Rising EV Sales May Weaken U.S. Automaker Credit Metrics Over Time

Rising EV Sales May Weaken U.S. Automaker Credit Metrics Over Time

If margins on battery-operated automobiles are slow to improve, increased electric vehicle (EV) penetration may be leveraging for some US automakers over the long term, given the large investment required to grow EV production, says Fitch Ratings.

The auto industry is an important element of the carbon transition with efforts to boost EV sales intensifying in order to cut greenhouse gas emissions. However, operating margins on EVs remain meaningfully lower than those of traditional internal combustion engine (ICE) vehicles and could lead to negative product mix shift as sales increase.

Electrification remains at the forefront of strategies with government spending on charging infrastructure lending support to these efforts. U.S. President Joseph Biden signed an Executive Order to tighten emissions standards and increase sales of zero-emission vehicles to 50% by 2030, compared with currently less than 5%, last year.

Fitch conducted a scenario analysis to consider the potential long-term credit effect of electrification and the carbon transition on US automakers. The analysis uses a mock auto manufacturer to derive a hypothetical estimate of leverage and profitability through 2030. New vehicle sales, EV share, EV profitability and capex intensity are core assumptions.

There is no near-term credit effect for Fitch-rated US automakers, given the multi-year timeframe of the Executive Order and automakers’ long-term targets. EV sales are not yet a key rating driver over our forecast horizon but elevated capex and development costs associated with strategic investments are factored into Fitch’s forecasts.

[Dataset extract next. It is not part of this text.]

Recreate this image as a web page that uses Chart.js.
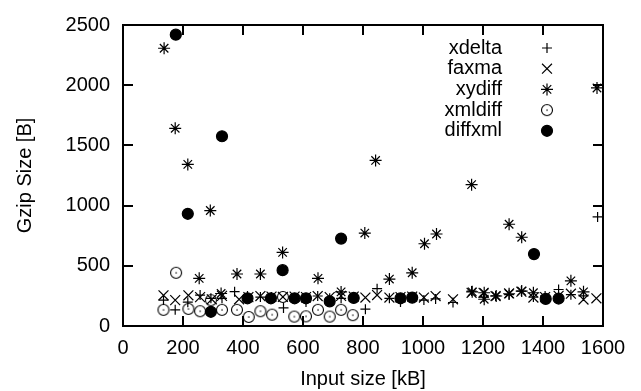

However, leverage metrics for some manufacturers could weaken over time as EVs become a larger percentage of sales, with the extent of the effects being driven by EV unit-level profitability. EV penetration in the US is still in the early stage with low consumer acceptance due, in large part, to concerns over the relatively high price of EVs, the availability of charging stations, long recharge times and battery replacement costs.